There are 1 best solutions below

1
On

I suppose you are using the model $$Y_i = \beta_0 + \beta_1x_i + e_i,$$ where $e_i \stackrel{iid}{\sim}\mathsf{Norm}(0, \sigma).$ Then $\hat\beta_1 = r_{x,Y}S_y/s_x$ and $\hat\beta_0 = \bar Y - \hat\beta_1\bar x,$ are respective estimates of the slope $\beta_1$ and the y-intercept $\beta_0.$ (Also, $r_{x,Y}$ is the Pearson correlation between the $x$'s and the $Y$'s.)

Also $\hat \sigma^2$ is estimated by $S_{Y|x}^2 = \frac{\sum_i (Y_i - \hat Y_i)^2}{n-2},$ where $\hat Y_i = \hat\beta_0 + \hat\beta_1x_i.$ (The differences $Y_i - \hat Y_i$ are called residuals.)

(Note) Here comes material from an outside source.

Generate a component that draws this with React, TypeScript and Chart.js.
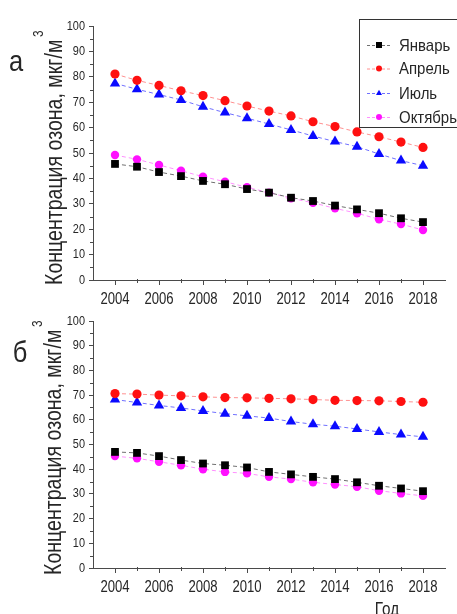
import { useEffect, useRef } from "react";
import { Chart, registerables } from "chart.js";

Chart.register(...registerables);

// Years of observation
const years = [2004, 2005, 2006, 2007, 2008, 2009, 2010, 2011, 2012, 2013, 2014, 2015, 2016, 2017, 2018];
const yearTicks = [2004, 2006, 2008, 2010, 2012, 2014, 2016, 2018];

// Panel "а" — ozone concentration, µg/m³
const janA = [45.7, 44.6, 42.5, 40.9, 39.0, 37.7, 35.8, 34.4, 32.4, 31.1, 29.3, 27.8, 26.3, 24.3, 22.8];
const aprA = [81.1, 78.6, 76.6, 74.5, 72.6, 70.6, 68.5, 66.5, 64.6, 62.3, 60.4, 58.3, 56.4, 54.3, 52.2];
const julA = [77.4, 75.1, 73.0, 70.9, 68.2, 65.9, 63.7, 61.4, 59.1, 56.7, 54.5, 52.5, 49.6, 47.0, 45.0];
const octA = [49.2, 47.5, 45.3, 43.0, 40.7, 38.7, 36.5, 34.4, 32.2, 30.4, 28.2, 26.3, 23.9, 22.0, 19.7];

// Panel "б"
const janB = [47.0, 46.6, 45.3, 43.7, 42.3, 41.6, 40.7, 38.9, 37.9, 36.9, 36.0, 34.7, 33.3, 32.2, 31.1];
const aprB = [70.6, 70.4, 70.0, 69.7, 69.3, 69.0, 68.9, 68.7, 68.5, 68.2, 67.9, 67.8, 67.7, 67.4, 67.1];
const julB = [68.2, 67.0, 65.8, 64.8, 63.6, 62.5, 61.6, 60.7, 59.3, 58.2, 57.4, 56.3, 55.1, 54.0, 53.1];
const octB = [45.3, 44.4, 43.0, 41.6, 40.0, 38.9, 38.3, 36.9, 36.0, 34.7, 33.8, 32.9, 31.3, 30.2, 29.2];

const seriesNames = ["Январь", "Апрель", "Июль", "Октябрь"];
const markerColors = ["#000000", "#ff1010", "#0a0aff", "#ff10ff"];
const lineColors = ["#707070", "#ff9090", "#7070ff", "#ff90ff"];
const pointStyles = ["rect", "circle", "triangle", "circle"];
const pointRadii = [5.5, 4.6, 6, 4.2];

const yTitle = "Концентрация озона, мкг/м";
const xTitle = "Год";

const FONT = '"Liberation Sans", Arial, sans-serif';
const TEXT = "#262626";
const AXIS = "#4a4a4a";
const W = 457;
const H = 307;

type Panel = {
  letter: string;
  letterX: number;
  letterY: number;
  titleX: number;
  titleBottom: number;
  padTop: number;
  xAxisHeight: number;
  legend: boolean;
  showXTitle: boolean;
  values: number[][];
};

// text in a condensed face: draw regular glyphs squeezed horizontally
function narrowText(
  ctx: CanvasRenderingContext2D,
  text: string,
  x: number,
  y: number,
  size: number,
  squeeze: number,
  align: CanvasTextAlign,
  baseline: CanvasTextBaseline
) {
  ctx.save();
  ctx.translate(x, y);
  ctx.scale(squeeze, 1);
  ctx.font = `${size}px ${FONT}`;
  ctx.textAlign = align;
  ctx.textBaseline = baseline;
  ctx.fillText(text, 0, 0);
  ctx.restore();
}

function drawMarker(ctx: CanvasRenderingContext2D, style: string, x: number, y: number, r: number) {
  ctx.beginPath();
  if (style === "rect") {
    ctx.rect(x - r, y - r, 2 * r, 2 * r);
  } else if (style === "triangle") {
    ctx.moveTo(x, y - r * 1.1);
    ctx.lineTo(x + r, y + r * 0.7);
    ctx.lineTo(x - r, y + r * 0.7);
    ctx.closePath();
  } else {
    ctx.arc(x, y, r, 0, Math.PI * 2);
  }
  ctx.fill();
}

function decorPlugin(p: Panel) {
  return {
    id: "decor",
    afterDraw(chart: any) {
      const ctx: CanvasRenderingContext2D = chart.ctx;
      const xs = chart.scales.x;
      const ys = chart.scales.y;
      const area = chart.chartArea;
      ctx.save();

      // minor ticks
      ctx.strokeStyle = AXIS;
      ctx.lineWidth = 1;
      ctx.beginPath();
      for (let v = 5; v < 100; v += 10) {
        const py = Math.round(ys.getPixelForValue(v)) + 0.5;
        ctx.moveTo(area.left - 3, py);
        ctx.lineTo(area.left, py);
      }
      for (let yr = 2005; yr <= 2017; yr += 2) {
        const px = Math.round(xs.getPixelForValue(yr)) + 0.5;
        ctx.moveTo(px, area.bottom - 1);
        ctx.lineTo(px, area.bottom + 3);
      }
      ctx.stroke();

      ctx.fillStyle = TEXT;

      // tick labels
      ys.ticks.forEach((t: any) => {
        narrowText(ctx, String(t.value), area.left - 8, ys.getPixelForValue(t.value), 13, 0.84, "right", "middle");
      });
      xs.ticks.forEach((t: any) => {
        narrowText(ctx, String(t.value), xs.getPixelForValue(t.value), area.bottom + 12, 16, 0.82, "center", "top");
      });

      // panel letter
      narrowText(ctx, p.letter, p.letterX, p.letterY, 30, 0.85, "center", "alphabetic");

      // rotated axis title with superscript
      ctx.save();
      ctx.translate(p.titleX, p.titleBottom);
      ctx.rotate(-Math.PI / 2);
      ctx.scale(0.85, 1);
      ctx.font = `23px ${FONT}`;
      ctx.textAlign = "left";
      ctx.textBaseline = "alphabetic";
      ctx.fillText(yTitle, 0, 0);
      const w = ctx.measureText(yTitle).width;
      ctx.font = `14px ${FONT}`;
      ctx.fillText("3", w + 3, -19);
      ctx.restore();

      if (p.showXTitle) {
        narrowText(ctx, xTitle, 387, H + 1, 18, 0.85, "center", "alphabetic");
      }

      if (p.legend) {
        ctx.strokeStyle = "#333";
        ctx.lineWidth = 1;
        ctx.strokeRect(359.5, 19.5, 120, 108);
        const rows = [45, 68.5, 93, 117];
        seriesNames.forEach((name, i) => {
          const y = rows[i];
          ctx.strokeStyle = lineColors[i];
          ctx.setLineDash([3, 2]);
          ctx.beginPath();
          ctx.moveTo(367, y + 0.5);
          ctx.lineTo(391, y + 0.5);
          ctx.stroke();
          ctx.setLineDash([]);
          ctx.fillStyle = markerColors[i];
          drawMarker(ctx, pointStyles[i], 379, y, 3);
          ctx.fillStyle = TEXT;
          narrowText(ctx, name, 399, y + 1, 17, 0.88, "left", "middle");
        });
      }
      ctx.restore();
    },
  };
}

function buildChart(canvas: HTMLCanvasElement, p: Panel) {
  const datasets = seriesNames.map((name, i) => ({
    label: name,
    data: years.map((x, k) => ({ x, y: p.values[i][k] })),
    showLine: true,
    borderColor: lineColors[i],
    borderWidth: 1,
    borderDash: [4, 3],
    backgroundColor: markerColors[i],
    pointBackgroundColor: markerColors[i],
    pointBorderColor: markerColors[i],
    pointBorderWidth: 0,
    pointStyle: pointStyles[i],
    pointRadius: pointRadii[i],
    tension: 0,
  }));

  return new Chart(canvas, {
    type: "line",
    data: { datasets },
    options: {
      animation: false,
      responsive: false,
      devicePixelRatio: 1,
      events: [],
      layout: { padding: { top: p.padTop, right: 12, bottom: 0, left: 0 } },
      plugins: { legend: { display: false }, tooltip: { enabled: false } },
      scales: {
        x: {
          type: "linear",
          min: 2003,
          max: 2019,
          afterBuildTicks: (s: any) => {
            s.ticks = yearTicks.map((v) => ({ value: v }));
          },
          afterFit: (s: any) => {
            s.height = p.xAxisHeight;
          },
          grid: { drawOnChartArea: false, drawTicks: true, tickLength: 5, color: AXIS, lineWidth: 1 },
          border: { display: true, color: AXIS, width: 1 },
          ticks: { display: false, autoSkip: false, maxRotation: 0 },
        },
        y: {
          type: "linear",
          min: 0,
          max: 100,
          afterFit: (s: any) => {
            s.width = 93;
          },
          grid: { drawOnChartArea: false, drawTicks: true, tickLength: 4, color: AXIS, lineWidth: 1 },
          border: { display: true, color: AXIS, width: 1 },
          ticks: { display: false, stepSize: 10 },
        },
      },
    },
    plugins: [decorPlugin(p)],
  } as any);
}

const panelA: Panel = {
  letter: "а",
  letterX: 16,
  letterY: 71,
  titleX: 62,
  titleBottom: 285,
  padTop: 26,
  xAxisHeight: 27,
  legend: true,
  showXTitle: false,
  values: [janA, aprA, julA, octA],
};

const panelB: Panel = {
  letter: "б",
  letterX: 20,
  letterY: 362 - 307,
  titleX: 61,
  titleBottom: 575 - 307,
  padTop: 14,
  xAxisHeight: 46,
  legend: false,
  showXTitle: true,
  values: [janB, aprB, julB, octB],
};

function PanelChart({ panel, top }: { panel: Panel; top: number }) {
  const ref = useRef<HTMLCanvasElement>(null);
  useEffect(() => {
    if (!ref.current) return;
    const chart = buildChart(ref.current, panel);
    return () => chart.destroy();
  }, [panel]);
  return (
    <canvas
      ref={ref}
      width={W}
      height={H}
      style={{ position: "absolute", left: 0, top, width: W, height: H, display: "block" }}
    />
  );
}

export default function App() {
  return (
    <div style={{ position: "fixed", left: 0, top: 0, width: W, height: 614, background: "#ffffff", overflow: "hidden" }}>
      <PanelChart panel={panelA} top={0} />
      <PanelChart panel={panelB} top={307} />
    </div>
  );
}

The standard deviation $SD(\hat\beta_1) = \sigma_{\hat \beta_1} = S_{Y|x}\sqrt{1/(n-1)S_x^2}$ and the standard deviation $SD(\hat \beta_0)=\sigma_{\hat \beta_0} = S_{Y|x}\sqrt{\frac 1n + \frac{\bar X^2}{(n-1)S_x^2}}.$

In summary, I believe you are referring to the $e_i$ as 'noise'. Then the 'noise variance' $\sigma^2$ is estimated by $S_{Y|x}^2.$ And the variances of the estimates of the regression coefficients use this estimate, but are not exactly the same.

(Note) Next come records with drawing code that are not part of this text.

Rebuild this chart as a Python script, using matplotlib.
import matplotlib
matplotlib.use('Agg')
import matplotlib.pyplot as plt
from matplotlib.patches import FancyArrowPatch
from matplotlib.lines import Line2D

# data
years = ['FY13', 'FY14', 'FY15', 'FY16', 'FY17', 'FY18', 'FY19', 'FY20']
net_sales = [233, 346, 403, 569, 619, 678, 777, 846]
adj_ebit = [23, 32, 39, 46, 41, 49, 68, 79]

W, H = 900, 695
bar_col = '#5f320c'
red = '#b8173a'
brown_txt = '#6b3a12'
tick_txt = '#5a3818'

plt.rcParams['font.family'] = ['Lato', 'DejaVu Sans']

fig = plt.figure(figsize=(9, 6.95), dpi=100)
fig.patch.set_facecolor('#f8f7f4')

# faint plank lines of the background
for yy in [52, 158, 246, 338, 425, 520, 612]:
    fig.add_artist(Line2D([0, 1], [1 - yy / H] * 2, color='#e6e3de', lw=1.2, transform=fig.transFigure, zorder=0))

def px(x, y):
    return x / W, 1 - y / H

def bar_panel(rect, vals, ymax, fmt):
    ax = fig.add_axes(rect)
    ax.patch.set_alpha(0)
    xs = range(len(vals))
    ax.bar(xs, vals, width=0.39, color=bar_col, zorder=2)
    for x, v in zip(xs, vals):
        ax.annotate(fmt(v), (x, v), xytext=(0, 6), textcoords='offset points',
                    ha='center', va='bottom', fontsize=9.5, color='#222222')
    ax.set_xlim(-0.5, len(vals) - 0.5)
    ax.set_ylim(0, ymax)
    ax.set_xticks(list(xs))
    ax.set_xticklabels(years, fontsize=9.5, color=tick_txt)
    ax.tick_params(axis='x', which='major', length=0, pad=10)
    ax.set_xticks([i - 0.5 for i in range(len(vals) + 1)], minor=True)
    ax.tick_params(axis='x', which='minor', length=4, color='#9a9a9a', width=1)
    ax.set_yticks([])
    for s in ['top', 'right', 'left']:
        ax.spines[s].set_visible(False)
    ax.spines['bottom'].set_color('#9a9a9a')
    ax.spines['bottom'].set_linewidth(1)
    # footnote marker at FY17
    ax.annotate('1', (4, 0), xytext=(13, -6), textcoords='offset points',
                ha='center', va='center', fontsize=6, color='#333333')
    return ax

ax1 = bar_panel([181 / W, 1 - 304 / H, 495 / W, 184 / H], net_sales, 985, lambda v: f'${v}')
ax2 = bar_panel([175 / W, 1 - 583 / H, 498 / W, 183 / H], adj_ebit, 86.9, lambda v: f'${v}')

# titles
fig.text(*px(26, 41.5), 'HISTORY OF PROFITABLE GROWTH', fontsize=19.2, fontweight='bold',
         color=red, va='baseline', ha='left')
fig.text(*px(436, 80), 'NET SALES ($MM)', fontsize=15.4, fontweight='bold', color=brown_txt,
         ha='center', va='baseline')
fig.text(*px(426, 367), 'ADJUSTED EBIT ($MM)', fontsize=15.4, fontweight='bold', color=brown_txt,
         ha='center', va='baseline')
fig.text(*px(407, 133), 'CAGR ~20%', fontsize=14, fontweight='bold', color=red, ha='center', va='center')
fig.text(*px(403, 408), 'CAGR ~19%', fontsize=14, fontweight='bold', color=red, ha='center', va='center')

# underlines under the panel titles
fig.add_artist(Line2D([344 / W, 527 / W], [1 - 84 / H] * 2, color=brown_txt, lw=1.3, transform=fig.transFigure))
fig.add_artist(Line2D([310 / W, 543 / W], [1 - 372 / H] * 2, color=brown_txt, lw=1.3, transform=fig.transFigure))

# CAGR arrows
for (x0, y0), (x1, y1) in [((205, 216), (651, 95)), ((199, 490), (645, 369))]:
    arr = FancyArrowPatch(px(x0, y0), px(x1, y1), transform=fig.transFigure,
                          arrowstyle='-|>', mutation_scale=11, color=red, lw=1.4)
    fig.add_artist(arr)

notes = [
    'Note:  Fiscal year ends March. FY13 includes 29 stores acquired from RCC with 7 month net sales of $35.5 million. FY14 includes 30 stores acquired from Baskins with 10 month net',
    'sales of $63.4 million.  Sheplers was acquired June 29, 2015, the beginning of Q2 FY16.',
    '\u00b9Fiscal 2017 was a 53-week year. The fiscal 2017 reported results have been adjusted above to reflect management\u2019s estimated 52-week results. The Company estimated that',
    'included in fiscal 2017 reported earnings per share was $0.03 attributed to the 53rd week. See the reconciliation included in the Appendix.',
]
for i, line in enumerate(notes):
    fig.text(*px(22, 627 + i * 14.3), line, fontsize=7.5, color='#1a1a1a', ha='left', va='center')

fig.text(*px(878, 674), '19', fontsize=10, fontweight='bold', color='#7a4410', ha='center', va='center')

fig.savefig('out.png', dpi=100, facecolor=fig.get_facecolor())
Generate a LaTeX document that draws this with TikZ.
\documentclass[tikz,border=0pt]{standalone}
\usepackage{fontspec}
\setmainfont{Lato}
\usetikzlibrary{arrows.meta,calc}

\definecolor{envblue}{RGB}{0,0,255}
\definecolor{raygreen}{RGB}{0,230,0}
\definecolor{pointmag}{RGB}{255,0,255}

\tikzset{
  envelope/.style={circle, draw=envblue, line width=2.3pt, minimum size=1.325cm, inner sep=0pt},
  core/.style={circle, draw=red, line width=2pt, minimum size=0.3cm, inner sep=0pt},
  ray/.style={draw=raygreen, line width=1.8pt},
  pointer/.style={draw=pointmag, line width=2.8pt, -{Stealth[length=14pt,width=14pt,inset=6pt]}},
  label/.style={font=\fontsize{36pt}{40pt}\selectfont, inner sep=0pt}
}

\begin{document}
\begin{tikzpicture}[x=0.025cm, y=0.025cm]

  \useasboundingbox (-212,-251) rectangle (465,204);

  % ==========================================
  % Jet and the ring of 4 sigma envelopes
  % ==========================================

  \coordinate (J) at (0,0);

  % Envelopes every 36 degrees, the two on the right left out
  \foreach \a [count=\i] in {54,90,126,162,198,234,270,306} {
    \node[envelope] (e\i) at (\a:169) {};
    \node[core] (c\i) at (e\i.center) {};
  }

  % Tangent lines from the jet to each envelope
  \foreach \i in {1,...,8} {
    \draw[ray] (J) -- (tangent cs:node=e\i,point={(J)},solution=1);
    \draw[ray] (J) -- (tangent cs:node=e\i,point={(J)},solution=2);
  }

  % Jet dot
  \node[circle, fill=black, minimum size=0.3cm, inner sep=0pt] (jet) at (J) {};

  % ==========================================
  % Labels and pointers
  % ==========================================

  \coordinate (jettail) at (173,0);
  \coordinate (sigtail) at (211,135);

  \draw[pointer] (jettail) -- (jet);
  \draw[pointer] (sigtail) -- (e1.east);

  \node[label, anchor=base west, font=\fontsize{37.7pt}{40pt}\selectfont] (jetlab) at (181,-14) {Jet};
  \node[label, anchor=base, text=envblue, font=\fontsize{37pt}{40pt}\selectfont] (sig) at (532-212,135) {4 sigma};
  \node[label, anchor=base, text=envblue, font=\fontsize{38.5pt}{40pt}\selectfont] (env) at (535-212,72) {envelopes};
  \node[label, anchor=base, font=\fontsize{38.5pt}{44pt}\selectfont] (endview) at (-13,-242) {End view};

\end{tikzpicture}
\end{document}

An alternate expression for the estimate of $\sigma^2$ is $$S_{Y|x}^2 = \frac{n-1}{n-2}S_Y^2(1-r_{x,Y}^2).$$

Intuitively if the coefficient of determination $r_{x,Y}^2 = 1,$ then the data points $(x_i, Y_i)$ are perfectly fit by the regression line. (All residuals are $0.$) So there is no 'noise variance': $S_{Y|x}^2 = 0.$ By contrast, if $r_{x,Y}^2 \approx 0,$ then the noise about the line is almost the same as the variability of the $Y_i,$ and the regression line is of no use in predicting values $Y$ from values $x.$